Adaptive intrusion detection system based on incremental learning and dynamic threshold calibration
摘要
Static intrusion detection systems fail to maintain performance in evolving network environments because they are trained once on historical data and cannot adapt to concept drift in modern attack traffic. This study investigates an adaptive intrusion detection system based on incremental learning with the Random Forest algorithm and a controlled forgetting mechanism that replaces a subset of trees at each update instead of fully retraining the model. Experiments were conducted on the CIC-IDS-2017 and CIC-IDS-2018 datasets in four scenarios: a static baseline without updating, adaptive incremental learning with quality control, adaptive learning without imbalance constraints, and adaptive learning with strict data filtering.

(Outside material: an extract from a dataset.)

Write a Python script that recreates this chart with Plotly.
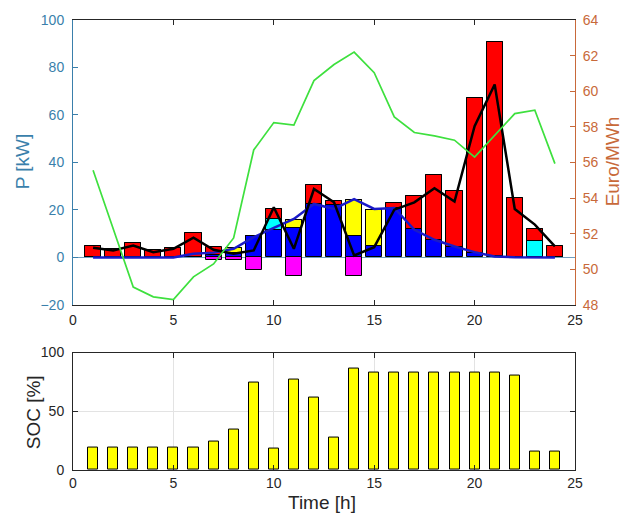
import plotly.graph_objects as go

hours = list(range(1, 25))
pv_used = [0, 0, 0, 0, 0, 0, 1.0, 2.0, 8.8, 11.7, 12.3, 22.5, 22.0, 9.2, 4.6, 20.8, 12.0, 7.4, 4.3, 2.0, 0.5, 0, 0, 0]
batt_dis = [0, 0, 0, 0, 0, 0, 0, 0, 0, 4.3, 0, 0, 0, 0, 0, 0, 0, 0, 0, 0, 0, 0, 7.1, 0]
yellow = [0, 0, 0, 0, 0, 0, 0, 2.0, 0, 0, 3.5, 0, 0, 15.0, 15.4, 0, 0, 0, 0, 0, 0, 0, 0, 0]
grid = [4.7, 3.6, 6.1, 2.9, 4.0, 10.3, 3.3, 0, 0, 4.4, 0, 8.1, 1.6, 0, 0, 2.1, 13.9, 27.3, 23.5, 65.2, 90.1, 25.2, 4.8, 4.6]
charge = [0, 0, 0, 0, 0, 0, -1.0, -1.3, -5.2, 0, -8.0, 0, 0, -8.0, 0, 0, 0, 0, 0, 0, 0, 0, 0, 0]
load = [4.1, 2.9, 5.0, 2.2, 3.6, 8.3, 3.2, 1.5, 2.9, 21.1, 3.6, 28.8, 23.2, 0.8, 4.3, 20.1, 23.2, 29.1, 23.5, 55.3, 72.8, 20.4, 13.8, 4.6]
pv_avail = [0, 0, 0, 0, 0, 1.5, 2.0, 3.6, 8.5, 12.4, 16.2, 22.5, 20.4, 24.5, 20.4, 20.8, 11.6, 7.4, 4.6, 2.2, 0.4, 0.1, 0, 0]
price = [55.56, 52.3, 49.0, 48.45, 48.3, 49.57, 50.3, 51.76, 56.7, 58.24, 58.1, 60.6, 61.5, 62.2, 61.04, 58.56, 57.68, 57.49, 57.25, 56.3, 57.5, 58.74, 58.93, 55.93]
soc = [19.5, 19.5, 19.5, 19.5, 19.5, 19.5, 24, 34.5, 74.3, 18.4, 77.4, 61.9, 27.4, 86.2, 83, 83, 83, 83, 83, 83, 83, 80.8, 15.3, 15.3]

FONT = "Liberation Sans, Arial, sans-serif"
BLUE_AX = "#3a7fab"
ORANGE_AX = "#c8693a"
DARK = "#262626"

fig = go.Figure()
line_bar = dict(color="black", width=1)
for vals, col in [(pv_used, "#0000ff"), (batt_dis, "#00ffff"), (yellow, "#ffff00"),
                  (grid, "#ff0000"), (charge, "#ff00ff")]:
    fig.add_trace(go.Bar(x=hours, y=vals, width=0.8, marker=dict(color=col, line=line_bar),
                         xaxis="x", yaxis="y", showlegend=False))
fig.add_trace(go.Scatter(x=hours, y=pv_avail, mode="lines", line=dict(color="#1a1ac8", width=2.5),
                         xaxis="x", yaxis="y", showlegend=False))
fig.add_trace(go.Scatter(x=hours, y=load, mode="lines", line=dict(color="black", width=2.5),
                         xaxis="x", yaxis="y", showlegend=False))
fig.add_trace(go.Scatter(x=hours, y=price, mode="lines", line=dict(color="#3ee03e", width=1.7),
                         xaxis="x", yaxis="y2", showlegend=False))
fig.add_trace(go.Bar(x=hours, y=soc, width=0.5, marker=dict(color="#ffff00", line=line_bar),
                     xaxis="x2", yaxis="y3", showlegend=False))

tickfont = dict(family=FONT, size=14, color=DARK)
fig.update_layout(
    width=629, height=519,
    margin=dict(l=73, r=54, t=18, b=49),
    paper_bgcolor="white", plot_bgcolor="white",
    barmode="relative", bargap=0,
    xaxis=dict(domain=[0, 1], anchor="y", range=[0, 25], tickvals=[0, 5, 10, 15, 20, 25],
               ticks="inside", ticklen=5, tickcolor=DARK, showline=True, linecolor=DARK,
               mirror="ticks", showgrid=False, zeroline=False, tickfont=tickfont,
               ticklabelstandoff=2),
    yaxis=dict(domain=[0.367, 1], anchor="x", range=[-20, 100], tickvals=[-20, 0, 20, 40, 60, 80, 100],
               ticks="inside", ticklen=5, tickcolor=BLUE_AX, showline=True, linecolor=BLUE_AX,
               showgrid=False, zeroline=True, zerolinecolor="#6f9fbf", zerolinewidth=1,
               tickfont=dict(family=FONT, size=14, color=BLUE_AX), ticklabelstandoff=5),
    yaxis2=dict(overlaying="y", side="right", anchor="x", range=[48, 64],
                tickvals=[48, 50, 52, 54, 56, 58, 60, 62, 64],
                ticks="inside", ticklen=5, tickcolor=ORANGE_AX, showline=True, linecolor=ORANGE_AX,
                showgrid=False, zeroline=False,
                tickfont=dict(family=FONT, size=14, color=ORANGE_AX), ticklabelstandoff=4),
    xaxis2=dict(domain=[0, 1], anchor="y3", range=[0, 25], tickvals=[0, 5, 10, 15, 20, 25],
                ticks="inside", ticklen=5, tickcolor=DARK, showline=True, linecolor=DARK,
                mirror="ticks", showgrid=True, gridcolor="#e3e3e3", zeroline=False, tickfont=tickfont),
    yaxis3=dict(domain=[0, 0.261], anchor="x2", range=[0, 100], tickvals=[0, 50, 100],
                ticks="inside", ticklen=5, tickcolor=DARK, showline=True, linecolor=DARK,
                mirror="ticks", showgrid=True, gridcolor="#e3e3e3", zeroline=False, tickfont=tickfont,
                ticklabelstandoff=5),
    annotations=[
        dict(text="P [kW]", x=22, y=160, textangle=-90,
             font=dict(family=FONT, size=19, color=BLUE_AX)),
        dict(text="Euro/MWh", x=612, y=160, textangle=-90,
             font=dict(family=FONT, size=19, color=ORANGE_AX)),
        dict(text="SOC [%]", x=33, y=412, textangle=-90,
             font=dict(family=FONT, size=19, color=DARK)),
        dict(text="Time [h]", x=322, y=503,
             font=dict(family=FONT, size=19, color=DARK)),
    ],
)

# convert pixel positions of annotations to paper coordinates
W, H = 629, 519
L, R, T, B = 73, 54, 18, 49
pw, ph = W - L - R, H - T - B
for a in fig.layout.annotations:
    a.x = (a.x - L) / pw
    a.y = 1 - (a.y - T) / ph
    a.xref = "paper"
    a.yref = "paper"
    a.xanchor = "center"
    a.yanchor = "middle"
    a.showarrow = False

fig.write_html("out.html")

The results demonstrate that the incremental system surpasses the static baseline in terms of the F1-score, achieving average values of 0.846 on CIC-IDS-2017 and 0.760 on CIC-IDS-2018 in the unrestricted adaptive scenario, thereby mitigating the collapse in detection performance caused by concept drift. Compared to a static baseline trained only on the initial week, the adaptive configuration maintains a non-zero F1-score on most post-baseline intervals of CIC-IDS-2018, where the static model degrades to near-zero values. A structured set of hypotheses is formulated and tested to evaluate the contribution of the adaptive system components.